Question

The post office is to the east of the school while my house is to the south of the school. The market is to the north of the post office. If the distance of the market from the post office is equal to the distance of my house from the school, in which direction is the market with respect to my school?

• A. South-west
• B. North-east
• C. North
• D. East

Hint:

Using a simple coordinate plane (\(x, y\)) with the starting point at the origin \( (0,0) \) is the most foolproof way to solve complex direction and distance problems.

Answer 1

The Correct Option is B

Step 1: Understanding the Question:
This is a direction sense problem involving relative positions and distances. We need to find the final direction of the market relative to the school based on the given geographical placements.


Step 2: Key Formula or Approach:
We can map the locations on a standard Cartesian coordinate system (x, y), where the East is the positive x-axis, West is the negative x-axis, North is the positive y-axis, and South is the negative y-axis.
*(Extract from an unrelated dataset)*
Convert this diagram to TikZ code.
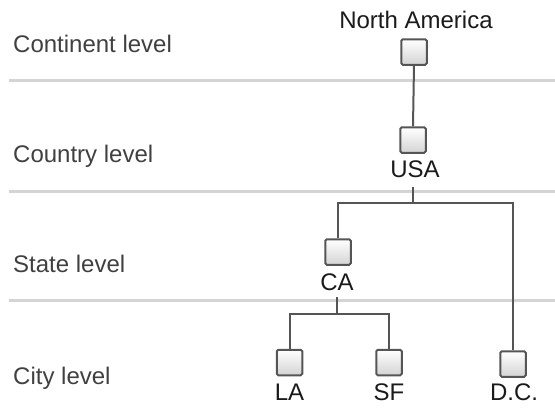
\documentclass[tikz,border=0pt]{standalone}
\usepackage{fontspec}
\setmainfont{Liberation Sans}
\usepackage{tikz}

\definecolor{sepgray}{HTML}{D4D4D4}
\definecolor{linegray}{HTML}{555555}
\definecolor{levelgray}{HTML}{404040}
\definecolor{textblack}{HTML}{1A1A1A}

\begin{document}
\begin{tikzpicture}[x=1pt,y=-1pt,
		box/.style={draw=linegray, line width=2pt, rounded corners=1.5pt,
			top color=white, bottom color=black!17,
			minimum size=25.5pt, inner sep=0pt},
		nodelbl/.style={anchor=base, inner sep=0pt, text=textblack,
			font=\fontsize{24}{28}\selectfont},
		levellbl/.style={anchor=base west, inner sep=0pt, text=levelgray,
			font=\fontsize{24}{28}\selectfont},
		sepline/.style={draw=sepgray, line width=3pt},
		conn/.style={draw=linegray, line width=2pt}]
	\useasboundingbox (0,0) rectangle (555,408);
	
	% szintek elválasztói
	\draw[sepline] (9,80) -- (555,80);
	\draw[sepline] (9,191) -- (555,191);
	\draw[sepline] (9,300) -- (555,300);
	
	% szintek feliratai
	\node[levellbl] (lvcont) at (13,52) {Continent level};
	\node[levellbl] (lvcoun) at (13,162) {Country level};
	\node[levellbl] (lvstat) at (13,272) {State level};
	\node[levellbl] (lvcity) at (13,384) {City level};
	
	% dobozok
	\node[box] (na) at (414,52) {};
	\node[box] (usa) at (413,140) {};
	\node[box] (ca) at (338,252) {};
	\node[box] (la) at (289.5,362.5) {};
	\node[box] (sf) at (389,362.5) {};
	\node[box] (dc) at (513,364) {};
	
	% nevek
	\node[nodelbl] (naT) at (416,28) {North America};
	\node[nodelbl] (usaT) at (415,177) {USA};
	\node[nodelbl] (caT) at (337,290) {CA};
	\node[nodelbl] (laT) at (289.5,400) {LA};
	\node[nodelbl] (sfT) at (389,400) {SF};
	\node[nodelbl] (dcT) at (514,400) {D.C.};
	
	% csomópontok
	\coordinate (usaS) at (413,187);
	\coordinate (j1) at (413,203);
	\coordinate (caS) at (337,297);
	\coordinate (j2) at (337,314);
	
	% vonalak
	\draw[conn] (na.south) -- (usa.north);
	\draw[conn] (usaS) -- (j1);
	\draw[conn] (ca.north) |- (j1) -| (dc.north);
	\draw[conn] (caS) -- (j2);
	\draw[conn] (la.north) |- (j2) -| (sf.north);
	
\end{tikzpicture}
\end{document}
Step 3: Detailed Explanation:
Let the school be located at the origin \( (0, 0) \).
1. The post office is to the east of the school. Let its coordinates be \( (d, 0) \), where \( d > 0 \).
2. The house is to the south of the school. Let its coordinates be \( (0, -y) \), where \( y > 0 \). The straight-line distance from the house to the school is simply \( y \).
3. The market is to the north of the post office. Since it is directly north of the post office \( (d, 0) \), its x-coordinate remains \( d \). Let its coordinates be \( (d, m) \), where \( m > 0 \). The straight-line distance from the market to the post office is \( m \).
We are explicitly given that the distance of the market from the post office equals the distance of the house from the school. Therefore, \( m = y \).
So, the market is located exactly at the coordinate \( (d, y) \).
Now, we need to find the direction of the market \( (d, y) \) with respect to the school \( (0, 0) \).
Since \( d > 0 \) (indicating East) and \( y > 0 \) (indicating North), the vector pointing from the school to the market lies squarely in the first quadrant.
This combined direction corresponds to North-east.


Step 4: Final Answer:
The market is in the North-east direction with respect to the school.